Il y a quelque chose de profondément juste dans le terme de « vie domestique » : il s’agit effectivement de domestiquer la vie. Car la vie est une bête sauvage, elle vous saute à la gorge à tout moment. Les dettes, le désordre, le stress, les vêtements, l’intendance, les grippes, la literie, les voyages, les moustiques, le téléphone, les voitures, les assurances, le travail, la famille, les visiteurs, les médecins, la pharmacie, les autoroutes, les démarcheurs, le calendrier, les fêtes, les PV, les avions, les grèves, les impôts, les taxes, la canicule, les ascenseurs en panne, la police, le bruit, l’argent, l’argent, sont à la vie de l’esprit ce que les fourmis rouges sont au voyageur égaré : ils la mangent.
Quel gain de temps et d’esprit quand chaque élément trouve sa place fixe : les passeports comme les serviettes de bain ; le temps de la douche et des corvées comme les réserves de papier-toilettes ou les oreillers de rechange pour les invités. Il faut pouvoir mettre la main, sans faire de fouilles, sur une facture de l’année dernière ou sur un adaptateur pour prises suisses. Il faut que les codes d’accès aux abonnements et aux comptes soient cohérents et se retiennent une fois pour toutes. Que les clés aient des anneaux qui les distinguent les unes des autres, quand on a beaucoup de portes et une seule tête à sa disposition.
Le système de rangement doit être si évident et si léger qu’une fois établi, il se gère sans réfléchir. De même que chacun a un tiroir avec des alcôves pour séparer les fourchettes des couteaux et ne s’interroge pas à tout bout de champ sur la place de ses couverts, de même, le mode d’emploi d’un appareil complexe, les ampoules neuves, les cartouches d’encre se prennent, ne se cherchent pas. On échappe du même coup à la maniaquerie : on a composé l’ordres des choses, on n’a plus qu’à les utiliser.
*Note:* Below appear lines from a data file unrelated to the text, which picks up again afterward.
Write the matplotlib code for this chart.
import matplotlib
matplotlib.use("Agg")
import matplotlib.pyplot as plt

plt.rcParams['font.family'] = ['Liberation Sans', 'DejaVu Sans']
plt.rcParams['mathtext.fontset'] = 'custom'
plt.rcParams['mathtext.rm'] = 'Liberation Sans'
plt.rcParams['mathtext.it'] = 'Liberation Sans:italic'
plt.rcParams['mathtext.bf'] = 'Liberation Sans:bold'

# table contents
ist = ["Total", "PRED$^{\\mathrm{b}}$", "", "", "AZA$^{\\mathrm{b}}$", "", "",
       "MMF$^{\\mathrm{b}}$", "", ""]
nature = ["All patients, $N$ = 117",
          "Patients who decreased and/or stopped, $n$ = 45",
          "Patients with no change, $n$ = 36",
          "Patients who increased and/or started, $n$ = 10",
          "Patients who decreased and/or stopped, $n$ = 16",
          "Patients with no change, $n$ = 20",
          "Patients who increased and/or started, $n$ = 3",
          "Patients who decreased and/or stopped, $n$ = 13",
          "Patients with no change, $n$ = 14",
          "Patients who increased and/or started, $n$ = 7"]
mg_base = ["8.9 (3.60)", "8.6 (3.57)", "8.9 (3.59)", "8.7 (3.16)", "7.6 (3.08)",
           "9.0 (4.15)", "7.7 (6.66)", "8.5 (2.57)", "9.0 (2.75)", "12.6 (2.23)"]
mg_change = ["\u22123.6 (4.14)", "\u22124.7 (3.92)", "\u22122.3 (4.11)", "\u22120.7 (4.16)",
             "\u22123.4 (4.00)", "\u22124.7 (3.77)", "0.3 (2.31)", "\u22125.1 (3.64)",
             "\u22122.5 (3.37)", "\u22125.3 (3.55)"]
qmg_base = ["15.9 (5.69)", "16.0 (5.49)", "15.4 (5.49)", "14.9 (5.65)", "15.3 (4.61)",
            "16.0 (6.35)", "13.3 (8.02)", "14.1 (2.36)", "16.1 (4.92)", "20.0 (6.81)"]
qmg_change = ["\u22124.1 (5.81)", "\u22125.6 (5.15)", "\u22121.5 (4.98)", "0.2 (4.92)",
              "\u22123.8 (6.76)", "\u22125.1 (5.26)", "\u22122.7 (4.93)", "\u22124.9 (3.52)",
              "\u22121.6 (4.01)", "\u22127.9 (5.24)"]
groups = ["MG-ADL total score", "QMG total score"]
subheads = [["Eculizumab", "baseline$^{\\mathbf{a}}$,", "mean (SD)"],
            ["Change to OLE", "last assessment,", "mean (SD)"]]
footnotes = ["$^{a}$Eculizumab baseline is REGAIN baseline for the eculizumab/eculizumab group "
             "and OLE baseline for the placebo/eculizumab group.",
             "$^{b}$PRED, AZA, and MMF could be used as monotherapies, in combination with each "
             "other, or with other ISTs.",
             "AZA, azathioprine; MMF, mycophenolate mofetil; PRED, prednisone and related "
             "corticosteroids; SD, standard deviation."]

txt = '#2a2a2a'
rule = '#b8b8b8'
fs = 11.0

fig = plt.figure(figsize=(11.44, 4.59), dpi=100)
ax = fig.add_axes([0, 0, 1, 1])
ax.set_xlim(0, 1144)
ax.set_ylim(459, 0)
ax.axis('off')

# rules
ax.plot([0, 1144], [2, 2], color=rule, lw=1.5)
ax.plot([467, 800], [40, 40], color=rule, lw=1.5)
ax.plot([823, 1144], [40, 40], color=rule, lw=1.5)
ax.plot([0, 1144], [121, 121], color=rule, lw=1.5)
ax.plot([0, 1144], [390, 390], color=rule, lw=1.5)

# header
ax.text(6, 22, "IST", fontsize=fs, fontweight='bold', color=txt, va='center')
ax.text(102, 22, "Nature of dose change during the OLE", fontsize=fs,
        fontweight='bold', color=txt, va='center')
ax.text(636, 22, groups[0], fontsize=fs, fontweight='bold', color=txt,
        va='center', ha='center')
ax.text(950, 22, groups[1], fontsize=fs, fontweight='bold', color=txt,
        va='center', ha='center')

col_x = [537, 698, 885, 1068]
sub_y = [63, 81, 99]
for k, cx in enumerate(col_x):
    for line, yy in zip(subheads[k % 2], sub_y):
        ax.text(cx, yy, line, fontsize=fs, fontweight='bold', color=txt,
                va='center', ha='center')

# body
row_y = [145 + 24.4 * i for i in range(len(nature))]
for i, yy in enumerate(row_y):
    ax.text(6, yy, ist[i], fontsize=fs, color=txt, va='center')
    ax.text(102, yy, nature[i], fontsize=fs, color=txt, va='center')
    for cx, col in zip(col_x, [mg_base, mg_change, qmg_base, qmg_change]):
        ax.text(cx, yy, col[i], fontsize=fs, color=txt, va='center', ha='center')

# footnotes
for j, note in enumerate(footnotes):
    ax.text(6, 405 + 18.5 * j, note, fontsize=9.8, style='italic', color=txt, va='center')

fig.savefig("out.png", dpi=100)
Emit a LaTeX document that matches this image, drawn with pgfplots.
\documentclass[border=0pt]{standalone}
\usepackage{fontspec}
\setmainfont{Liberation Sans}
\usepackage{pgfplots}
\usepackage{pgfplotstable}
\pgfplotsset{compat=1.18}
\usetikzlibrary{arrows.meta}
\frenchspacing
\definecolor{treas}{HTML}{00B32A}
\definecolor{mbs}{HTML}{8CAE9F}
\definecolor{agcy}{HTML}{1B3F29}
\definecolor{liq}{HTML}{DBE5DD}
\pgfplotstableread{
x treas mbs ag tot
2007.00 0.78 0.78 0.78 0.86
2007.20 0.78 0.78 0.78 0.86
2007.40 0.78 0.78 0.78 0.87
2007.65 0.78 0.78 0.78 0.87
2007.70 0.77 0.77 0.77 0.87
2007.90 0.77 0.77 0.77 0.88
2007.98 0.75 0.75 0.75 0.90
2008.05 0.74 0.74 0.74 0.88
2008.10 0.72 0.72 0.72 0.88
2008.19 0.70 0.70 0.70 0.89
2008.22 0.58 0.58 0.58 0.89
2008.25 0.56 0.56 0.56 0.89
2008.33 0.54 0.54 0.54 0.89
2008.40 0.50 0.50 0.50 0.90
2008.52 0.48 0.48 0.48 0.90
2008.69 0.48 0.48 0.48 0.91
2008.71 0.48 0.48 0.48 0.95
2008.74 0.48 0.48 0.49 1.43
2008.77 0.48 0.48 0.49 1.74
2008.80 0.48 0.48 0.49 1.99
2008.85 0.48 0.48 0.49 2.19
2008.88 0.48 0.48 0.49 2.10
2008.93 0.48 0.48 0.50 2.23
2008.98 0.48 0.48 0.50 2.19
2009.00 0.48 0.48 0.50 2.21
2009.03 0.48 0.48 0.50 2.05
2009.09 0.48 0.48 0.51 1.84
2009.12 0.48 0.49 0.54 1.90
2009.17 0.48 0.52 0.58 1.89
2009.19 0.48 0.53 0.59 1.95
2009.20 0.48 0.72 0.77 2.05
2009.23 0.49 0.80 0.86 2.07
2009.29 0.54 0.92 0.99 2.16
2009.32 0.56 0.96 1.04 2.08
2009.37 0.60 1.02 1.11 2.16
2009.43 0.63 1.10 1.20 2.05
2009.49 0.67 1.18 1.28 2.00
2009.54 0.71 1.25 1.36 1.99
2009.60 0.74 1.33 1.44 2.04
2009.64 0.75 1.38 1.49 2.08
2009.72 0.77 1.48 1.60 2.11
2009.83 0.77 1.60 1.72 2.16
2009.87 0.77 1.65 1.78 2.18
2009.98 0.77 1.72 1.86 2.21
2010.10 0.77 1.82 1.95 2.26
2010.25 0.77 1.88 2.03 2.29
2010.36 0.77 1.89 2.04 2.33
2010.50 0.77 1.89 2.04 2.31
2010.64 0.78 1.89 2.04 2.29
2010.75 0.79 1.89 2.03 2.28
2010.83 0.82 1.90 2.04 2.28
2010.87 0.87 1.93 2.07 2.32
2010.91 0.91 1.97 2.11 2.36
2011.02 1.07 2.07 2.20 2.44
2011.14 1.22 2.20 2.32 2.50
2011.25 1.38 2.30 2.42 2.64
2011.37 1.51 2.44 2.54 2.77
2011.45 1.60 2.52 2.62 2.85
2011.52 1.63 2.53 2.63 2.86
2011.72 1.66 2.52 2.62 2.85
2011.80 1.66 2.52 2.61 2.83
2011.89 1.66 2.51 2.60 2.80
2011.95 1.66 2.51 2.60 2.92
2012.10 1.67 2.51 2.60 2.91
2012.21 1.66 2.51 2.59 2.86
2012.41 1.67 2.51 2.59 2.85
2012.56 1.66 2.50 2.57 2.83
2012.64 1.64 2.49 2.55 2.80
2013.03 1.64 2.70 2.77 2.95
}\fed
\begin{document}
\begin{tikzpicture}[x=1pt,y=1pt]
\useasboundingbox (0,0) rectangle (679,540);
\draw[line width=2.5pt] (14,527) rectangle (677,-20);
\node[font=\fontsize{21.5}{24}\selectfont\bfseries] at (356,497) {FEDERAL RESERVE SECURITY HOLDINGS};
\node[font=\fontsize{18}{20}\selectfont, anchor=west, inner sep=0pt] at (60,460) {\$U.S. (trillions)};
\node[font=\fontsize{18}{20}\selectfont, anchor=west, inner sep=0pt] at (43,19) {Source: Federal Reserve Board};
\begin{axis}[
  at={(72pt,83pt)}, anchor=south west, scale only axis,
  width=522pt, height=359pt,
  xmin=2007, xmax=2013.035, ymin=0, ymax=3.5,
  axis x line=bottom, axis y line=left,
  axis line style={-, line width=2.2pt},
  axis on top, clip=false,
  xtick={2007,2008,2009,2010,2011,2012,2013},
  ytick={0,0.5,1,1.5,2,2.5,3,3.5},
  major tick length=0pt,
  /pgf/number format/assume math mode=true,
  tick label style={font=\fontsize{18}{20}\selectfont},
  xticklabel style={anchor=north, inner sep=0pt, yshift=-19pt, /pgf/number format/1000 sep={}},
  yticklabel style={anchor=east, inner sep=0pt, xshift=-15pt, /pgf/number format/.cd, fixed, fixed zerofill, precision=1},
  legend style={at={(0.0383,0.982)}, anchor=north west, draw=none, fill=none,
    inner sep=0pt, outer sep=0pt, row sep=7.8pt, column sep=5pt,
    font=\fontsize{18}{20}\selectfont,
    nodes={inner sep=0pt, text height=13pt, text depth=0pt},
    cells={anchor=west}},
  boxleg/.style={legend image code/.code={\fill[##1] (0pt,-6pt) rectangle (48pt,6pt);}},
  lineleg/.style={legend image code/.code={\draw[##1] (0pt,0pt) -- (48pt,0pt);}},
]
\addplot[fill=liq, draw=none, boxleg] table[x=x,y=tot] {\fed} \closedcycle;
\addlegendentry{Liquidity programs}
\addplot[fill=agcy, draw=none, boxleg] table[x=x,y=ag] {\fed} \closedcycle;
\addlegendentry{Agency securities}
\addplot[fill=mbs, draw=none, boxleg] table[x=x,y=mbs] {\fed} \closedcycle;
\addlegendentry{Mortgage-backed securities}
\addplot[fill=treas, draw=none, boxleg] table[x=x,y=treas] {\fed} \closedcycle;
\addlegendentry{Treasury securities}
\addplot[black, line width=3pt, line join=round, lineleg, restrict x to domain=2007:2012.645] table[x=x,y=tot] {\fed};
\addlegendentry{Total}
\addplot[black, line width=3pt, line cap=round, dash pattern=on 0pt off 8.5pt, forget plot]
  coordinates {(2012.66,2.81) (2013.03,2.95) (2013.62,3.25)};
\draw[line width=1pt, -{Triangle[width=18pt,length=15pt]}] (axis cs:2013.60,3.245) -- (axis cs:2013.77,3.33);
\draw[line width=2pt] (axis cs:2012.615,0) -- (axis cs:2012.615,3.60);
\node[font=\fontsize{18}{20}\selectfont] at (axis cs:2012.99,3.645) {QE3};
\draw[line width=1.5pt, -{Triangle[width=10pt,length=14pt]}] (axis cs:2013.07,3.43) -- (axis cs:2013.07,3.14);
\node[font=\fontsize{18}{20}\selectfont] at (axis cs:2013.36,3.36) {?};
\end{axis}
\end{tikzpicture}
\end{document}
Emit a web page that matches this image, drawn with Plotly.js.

Bien entendu, ce dispositif général ne peut pas être transmis, il doit être conçu de A à Z par ses utilisateurs. Dans un nouveau logement, tout est à reprendre à zéro. Les rangements d’autrui sont toujours incompréhensibles. Ainsi cette modélisation ne concerne pas les chambres d’enfant, qui forment un territoire à part où règne un chaos naturel.
L’organisation pratique de l’espace privé dépend d’une conception d’ensemble, qui s’établit en amont : sur papier, sur place ou mentalement, ou les trois. Il ne s’agit pas seulement de répartir des objets, mais aussi des usages, des horaires, des priorités, des réflexes.
Peu à peu, les éléments les plus usuels cessent de disparaître. Clés, lunettes, téléphone, montre, portefeuille, pass navigo, que j’étais sans arrêt contraint de remplacer, après des explorations vaines aux quatre coins du logis, attendent sagement, sur le plateau où je les ai posés, le moment de servir.
Par goût j’ai peu de meubles et de bibelots, mais ça ne change rien, car ce ne sont ni les meubles ni les bibelots qui se cachent constamment, mais les objets usuels et les documents indispensables.
J’ai beau savoir que je ne suis jamais resté longtemps dans le même lieu, que les villes cessent vite de me plaire, que les maisons sont des terriers interchangeables, je prends à chaque aménagement les dix jours nécessaires pour organiser ce nouveau lieu de vie. Le reste suit sans hésitation.
La finalité de la gestion domestique intégrée, c’est de rendre un service continu et comme automatique. Son mode d’emploi est de se faire oublier.